Bağdat’ın tarih kokan sokaklarında, 1950’lerden kalma bir çarşının içinde, Iraklı antikacı Hasan el-Musevi’nin dükkanı ziyaretçilerini adeta zamanda bir yolculuğa çıkarıyor. Güzel Sanatlar Fakültesi Resim Bölümü mezunu olan Musevi, geçmişe olan tutkusunu antikacılık mesleğiyle birleştirerek eşsiz bir mekan yaratmış.
Musevi'nin dükkanı, Osmanlı İmparatorluğu'ndan İngiliz mandası, Krallık ve Cumhuriyet dönemine kadar uzanan geniş bir tarih yelpazesini gözler önüne seriyor. Özenle sergilenen bu eserler, Irak’ın kültürel mirasına ışık tutarken, aynı zamanda uluslararası ziyaretçilerin de ilgisini çekiyor. Antika dükkânı, gümüş işlemeli süs eşyalarından tarihi objelere kadar geniş bir koleksiyona ev sahipliği yapıyor. Musevi, her bir parçanın Irak’ın geçmişine dair önemli bir hikaye taşıdığını belirtiyor. Osmanlı dönemine ait bir gümüş işçiliği parçasını gösterirken, “Ülke kültürüne ve tarihine değer verenler buraya geliyor. Burası sadece bir dükkân değil, aynı zamanda kültürümüze sahip çıkmak isteyenlerin buluşma noktası” diyor.

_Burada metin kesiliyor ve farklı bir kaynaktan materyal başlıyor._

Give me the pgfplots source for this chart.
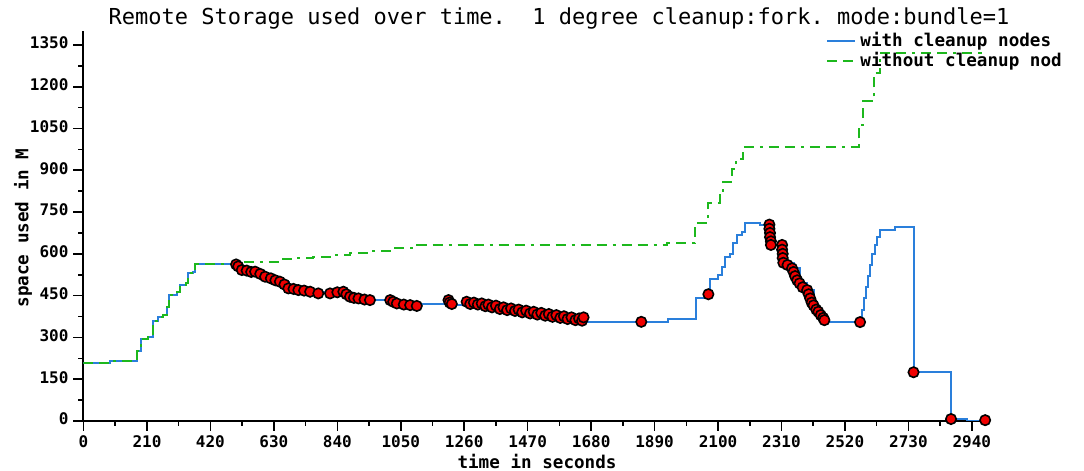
\documentclass[border=0pt]{standalone}
\usepackage{fontspec}
\setmonofont{DejaVu Sans Mono}
\usepackage{pgfplots}
\pgfplotsset{compat=1.18}
\definecolor{lblue}{HTML}{2A7FDB}
\definecolor{lgreen}{HTML}{1DB81D}
\definecolor{dred}{HTML}{F00000}

\newcommand{\tickfont}{\ttfamily\bfseries\fontsize{8}{8}\selectfont}
\newcommand{\labfont}{\ttfamily\bfseries\fontsize{8.8}{8.8}\selectfont}

\begin{document}
\begin{tikzpicture}
% 1 px of the reference = 0.5pt
\path[use as bounding box] (0pt,0pt) rectangle (542pt,235.5pt);
\begin{axis}[
    at={(41.75pt,25pt)}, anchor=south west,
    scale only axis, width=453.25pt, height=195pt,
    xmin=0, xmax=3000, ymin=0, ymax=1400,
    axis x line*=bottom, axis y line*=left,
    axis line style={line width=1pt, black},
    xtick={0,210,...,2940}, ytick={0,150,...,1350},
    minor x tick num=1, minor y tick num=1,
    tick align=outside, major tick length=5pt, minor tick length=2.5pt,
    tick style={black, line width=0.8pt},
    scaled ticks=false,
    /pgf/number format/1000 sep={},
    /pgf/number format/assume math mode=true,
    tick label style={font=\tickfont},
    yticklabel style={xshift=1pt, yshift=1pt},
    xticklabel style={yshift=1pt},
    xlabel={time in seconds}, ylabel={space used in M},
    label style={font=\labfont},
    xlabel style={at={(axis description cs:0.5003,-0.105)}, anchor=center},
    ylabel style={at={(axis description cs:-0.0667,0.495)}, anchor=center},
    legend style={at={(axis description cs:0.8125,1.018)}, anchor=north west,
        draw=none, fill=none, font=\labfont, legend cell align=left,
        row sep=-2.5pt},
    legend image code/.code={\draw[#1] (-4.5pt,0pt) -- (9.5pt,0pt);},
]
% with cleanup nodes
\addplot[lblue, line width=1pt, const plot] coordinates {
    (0,207)(88,217)(176,250)(189,293)(214,302)(231,359)(248,372)(262,380)
    (277,410)(284,452)(310,464)(319,488)(339,497)(347,530)(363,536)(369,564)
    (500,564)(505,548)(540,540)(580,530)(610,518)(650,500)(680,478)(715,470)
    (760,462)(800,458)(850,456)(880,448)(910,440)(950,434)(1030,424)(1080,416)
    (1113,420)(1200,418)(1265,415)(1300,410)(1340,405)(1380,398)(1420,392)
    (1460,386)(1500,380)(1540,374)(1580,368)(1620,362)(1650,356)(1665,354)
    (1935,366)(2027,443)(2060,470)(2074,510)(2101,524)(2112,554)(2123,588)
    (2140,600)(2151,638)(2164,668)(2179,680)(2190,710)(2239,704)(2270,632)
    (2312,566)(2350,548)(2370,494)(2396,470)(2416,416)(2432,392)(2451,366)
    (2458,355)(2576,400)(2583,440)(2590,480)(2597,520)(2604,560)(2611,600)
    (2618,630)(2625,660)(2637,686)(2686,698)(2747,175)(2871,7)(2924,0)(2984,0)
};
\addlegendentry{with cleanup nodes}
% cleanup events
\addplot[only marks, mark=*, mark size=2.6pt,
    mark options={fill=dred, draw=black, line width=0.8pt}, forget plot] coordinates {
    (505,562)(512,555)(524,542)(540,540)(555,535)(568,536)(585,528)(601,518)
    (620,512)(635,505)(650,500)(665,490)(678,476)(695,474)(711,470)(730,468)
    (750,464)(777,458)(816,458)(840,462)(860,464)(870,455)(882,446)(895,442)
    (910,440)(930,436)(948,434)(1015,434)(1025,428)(1037,422)(1060,418)
    (1081,416)(1103,413)(1208,434)(1212,425)(1219,420)
    (1268,428)(1280,420)(1292,425)(1305,418)(1318,422)(1330,412)(1340,418)
    (1352,408)(1365,414)(1378,402)(1390,408)(1402,398)(1415,404)(1428,395)
    (1440,400)(1452,390)(1465,396)(1478,386)(1490,392)(1502,382)(1515,388)
    (1528,378)(1540,384)(1552,374)(1565,380)(1578,370)(1590,376)(1602,366)
    (1615,372)(1628,362)(1640,368)(1650,360)(1655,372)
    (1846,356)(2068,455)
    (2270,705)(2270,690)(2272,675)(2272,660)(2275,645)(2275,632)(2312,632)
    (2312,615)(2314,600)(2314,585)(2316,568)(2330,560)(2345,548)(2350,535)
    (2355,520)(2362,505)(2370,494)(2380,480)(2395,470)(2400,455)(2405,440)
    (2410,425)(2416,415)(2425,400)(2432,392)(2440,380)(2448,370)(2452,362)
    (2570,355)(2747,175)(2871,7)(2984,3)
};
% without cleanup nodes
\addplot[lgreen, line width=1pt, const plot,
    dash pattern=on 5pt off 3pt on 5pt off 3pt on 1.5pt off 3pt] coordinates {
    (0,207)(88,217)(176,250)(189,293)(214,302)(231,359)(248,372)(262,380)
    (277,410)(284,452)(310,464)(319,488)(339,497)(347,530)(363,536)(369,564)
    (500,564)(518,570)(560,572)(650,581)(700,585)(760,590)(820,595)(882,602)
    (950,610)(1025,620)(1103,630)(1930,638)(2024,712)(2068,784)(2105,827)
    (2118,859)(2146,904)(2160,940)(2184,985)(2565,1063)(2581,1147)(2615,1248)
    (2637,1320)(2975,1320)
};
\addlegendentry{without cleanup nod}
\end{axis}
\node[font=\ttfamily\fontsize{11}{11}\selectfont] at (279.5pt,226.5pt)
    {Remote Storage used over time.\ \ 1 degree cleanup:fork. mode:bundle=1};
\end{tikzpicture}
\end{document}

Memur emeklisi olan ve antikacılığı bir hobi olarak sürdüren Musevi, bu uğraşıyla hem Bağdat’ın zengin kültür mirasını yaşatıyor hem de ev ekonomisine katkıda bulunuyor. Dükkânını müzeyi andıran bir atmosfere dönüştüren Musevi, yabancı ülkelerden gelen ziyaretçileri de ağırlamaktan mutluluk duyduğunu ifade ediyor. “Yabancı turistler buraya gelerek hem Irak’ın geçmişini tanıyor hem de antikalar satın alıyor. Bu, kültürümüzü dünyaya tanıtmak için güzel bir fırsat” diyen Musevi, tarihin izlerini canlı tutma çabasının kendisi için büyük bir gurur kaynağı olduğunu söylüyor.